# We broke in another Gun today



## singlesix (May 13, 2010)

We took a freind from work to try and see if we could get him his first coyote. On top of that he had never killed anything with his new AR-15 DPMS.( We also have it on film that will be posted later) All in all it was a good day but we missed a few and a few also winded us. We called in 7 with one kill, and i will admit i have had better days. We were just happy that we could get his first kill on video. Thanks for looking. Almost all coyotes were called in with fox pro prarie dog in distress,oh and thomas called in his first using a hand call hes been practicing, unfortunatly he missed it when it came to him


----------



## youngdon (Mar 10, 2010)

Congrats guys, I'll look forward to the video.


----------



## Predatorhunter (Dec 9, 2010)

Good job guys on the yote can't wait to see the video.


----------



## Antlerz22 (Apr 18, 2011)

Good job, and I like your pelican case!


----------



## singlesix (May 13, 2010)

Antlerz22 said:


> Good job, and I like your pelican case!
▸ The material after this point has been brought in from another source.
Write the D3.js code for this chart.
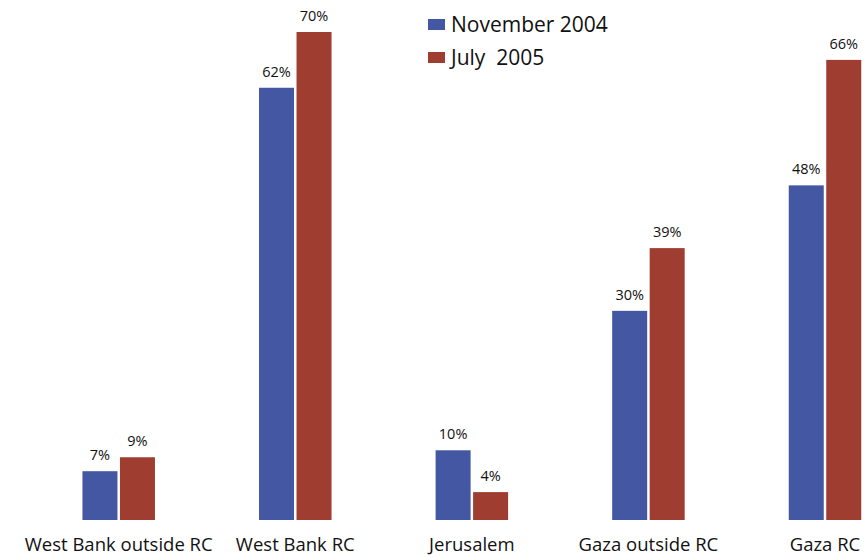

Thomas owns that pelican case, hes got a nice bushmaster to go with it. Thanks for the comments.


----------



## Mattuk (Oct 16, 2010)

Well done.


----------



## singlesix (May 13, 2010)

Mattuk said:


> Well done.


I do thank you


----------



## bones44 (Jan 7, 2011)

Nice job fellas ! Way to get it done.


----------



## McYoteHunter (Dec 4, 2011)

Nicely done!


----------



## fr3db3ar (Aug 6, 2011)

Good job and way to get a new person started.


----------



## bubbatom (Dec 14, 2011)

here is the link to my youtube channel with the video on it hope you enjoy


----------



## youngdon (Mar 10, 2010)

Thanks for sharing !


----------



## oneshotcowboy (Mar 4, 2010)

great job guys. and one out of 7 is a lot better than none out of 7...lol gotta be positive...lol


----------



## singlesix (May 13, 2010)

Hey Tom i couldnt see the coyote in the video , but then again i never did see it while i was sqeaking







thanks for posting


----------



## HowlinRed (Feb 3, 2011)

Sounds like a great day despite the misses. At least y'all got one.

Congrats to you both!


----------



## bubbatom (Dec 14, 2011)

dave you gotta look to the right of the screen you can just see his face its at about 7:55


----------



## imnohero (Nov 12, 2011)

Nice one, wish I was there.


----------



## El Gato Loco (Jan 15, 2010)

Nice job guys! Love the hat the pelican case too!


----------



## poe (Feb 10, 2010)

sounds like a fun day


----------